Sharpening with rank-at-commission (AN-050) cleans up the AN-040 / AN-045 ex-post-rank artifact and surfaces a new viability-grab pattern. Replacing final_rank with the candidate's rank in the most recent prior neutral poll (AN-050): (i) the bandwagon-leader signal at rac1-tight survives but at half the magnitude (+6.59pp vs +12.20pp); (ii) the AN-040 rank-2 over-statement vanishes under ex-ante rank (rac2 sponsor effect: −0.46 non-tight, +4.20 tight) — it was Simpson's-style aggregation across heterogeneous within-candidate trajectories; (iii) a thin-cell surprise: rac3+ candidates in tight races show sponsor effect +18.64pp (n=14 sponsored), suggesting a viability-grab mechanism where trailing candidates in close races commission polls to push themselves into the top-2 coordination zone. Yellow confidence descriptive; thin-cell triage and date-anchor robustness queued.

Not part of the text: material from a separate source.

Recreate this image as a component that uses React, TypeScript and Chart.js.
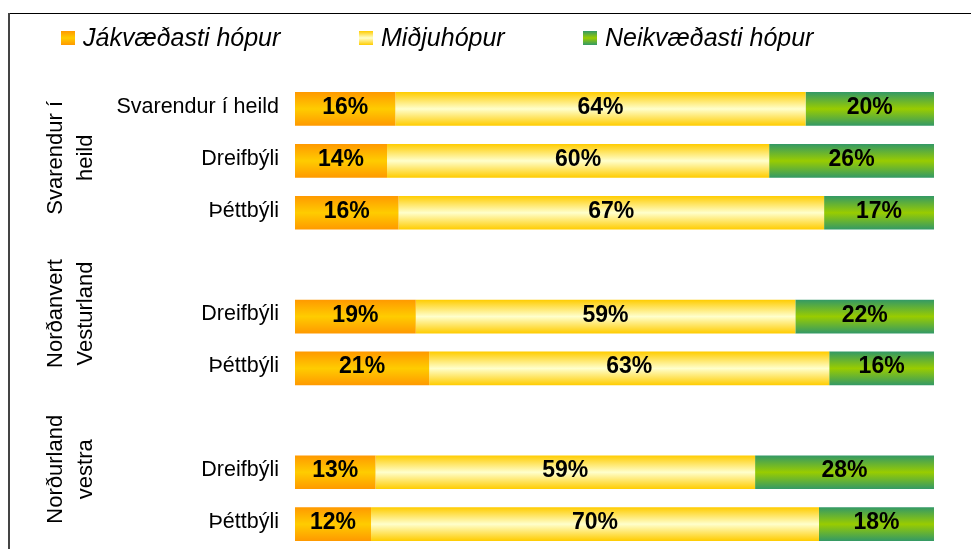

What this implies for policy

paper.tex § Policy implications develops the disclosure-based response: sponsor-aware consumer-side disclosure (media republication must surface sponsor identity with the same prominence as the headline number) and per-firm scorecards (TSE publishes each firm's within-candidate β with 95 % CI). The findings rule out punitive remedies — license revocation, fines on biased firms, criminalizing methodology choices — because:

What's still uncertain (open questions)

Question Status
Channel-A regression decomposition at full magnitude Blocked on the LLM methodology extractor's full-universe (~14k poll) batch run. The paired-pair design (paper § Extension in development) is the preliminary read; full-universe regression is in production.
Sophisticated Channel-B (preserves digit distributions, proportional rescaling, pre-publication quota reweighting) Not ruled out by AN-013. Will be the residual after Channel-A controls land.
Partisan bairro/setor at seção resolution AN-032 preliminary; the cleanest test requires IBGE setor shapefiles + a spatial join, not in the local pipeline.
Cross-cycle replication (2020 mayoral, 2022 federal) Not yet run; would tighten the firm-volume slope and the customer-mix sorting result.
Hand-validation of LLM extraction quality Queued in todo.md § Data-quality validation. AN-013/AN-015/AN-016 are script-based proxies; the hand-validation is the gold-standard direct test.
Whether the media filter (AN-025) reflects firm name distinguishability (query noise) or real reputation Re-scrape at higher cap + distinctive-names robustness parked as the AN-025 follow-ups.

Document hygiene

This document is living. Edit it whenever an AN result materially changes the story or a new line of evidence enters the chain. Each section should hyperlink to its supporting analyses; if a section ages and no longer reflects current beliefs, mark the section "(legacy)" rather than deleting — the version history of the document is its own record of how the story converged.